GreenWorks
- Industry: Recycling
- Founded: 2000
- Headquarters: Hoxton, United Kingdom
- Products: Furniture
- Website: www.green-works.co.uk

= Green-Works =

Green-Works is a British charity that attempts to reduce waste by encouraging the reuse of office furniture. Unused furniture sent to Green-Works by other UK-based organizations is resold typically at a lower price. In 2011, Green-Works was taken over by London Re-use Limited.

==History==
The company started off in 2000 with a £400 capital and a van. In 2007, its turn-over was £2.1 million.

In the Autumn of 2011 Green-Works was taken over by London Re-use Limited and now forms the commercial division of that organisation.

==Social impact==
In 2006, DELCE Primary School had purchased new furniture for its reception area, as well as other furniture for staff. They had purchased it at an affordable price without being detrimental to the education of children.

Since starting up in 2000, Green-Works has taken more than 60,000 tonnes of furniture.
When a product cannot be sold, it is dismantled and recycled.
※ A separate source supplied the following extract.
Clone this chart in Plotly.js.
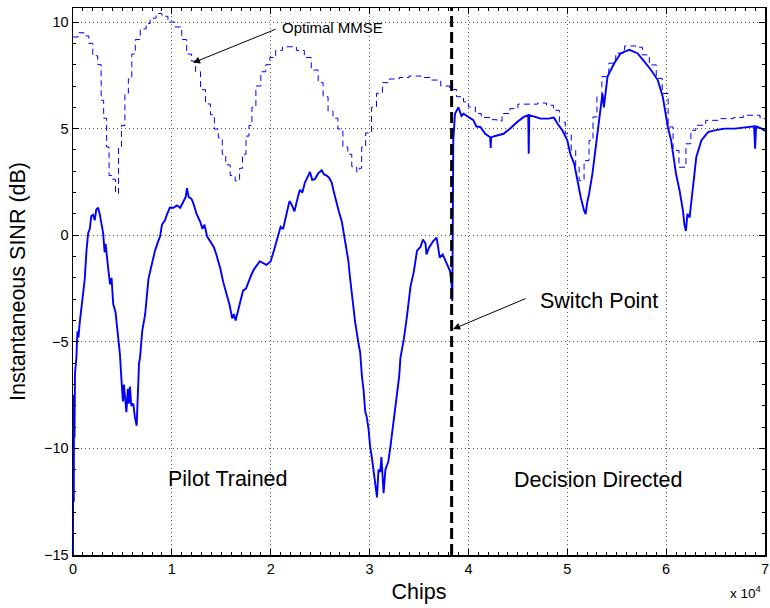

This procedure has given Green-Works a coveted Queen's Award.
Green-Works has saved around £2.5 million from others buying their recycled materials.

Green-Works, along with NGO Construction & Development Partnership (CODEP), and Build on Books (BoB) delivered 200,000 books to 100 schools in Waterloo, Sierra Leone, helping illiterate children in the country. A further 500,000 books are to be delivered in 2010 to enhance the 'book to person' ratio in the country.

Green-Works also donates furniture to other projects.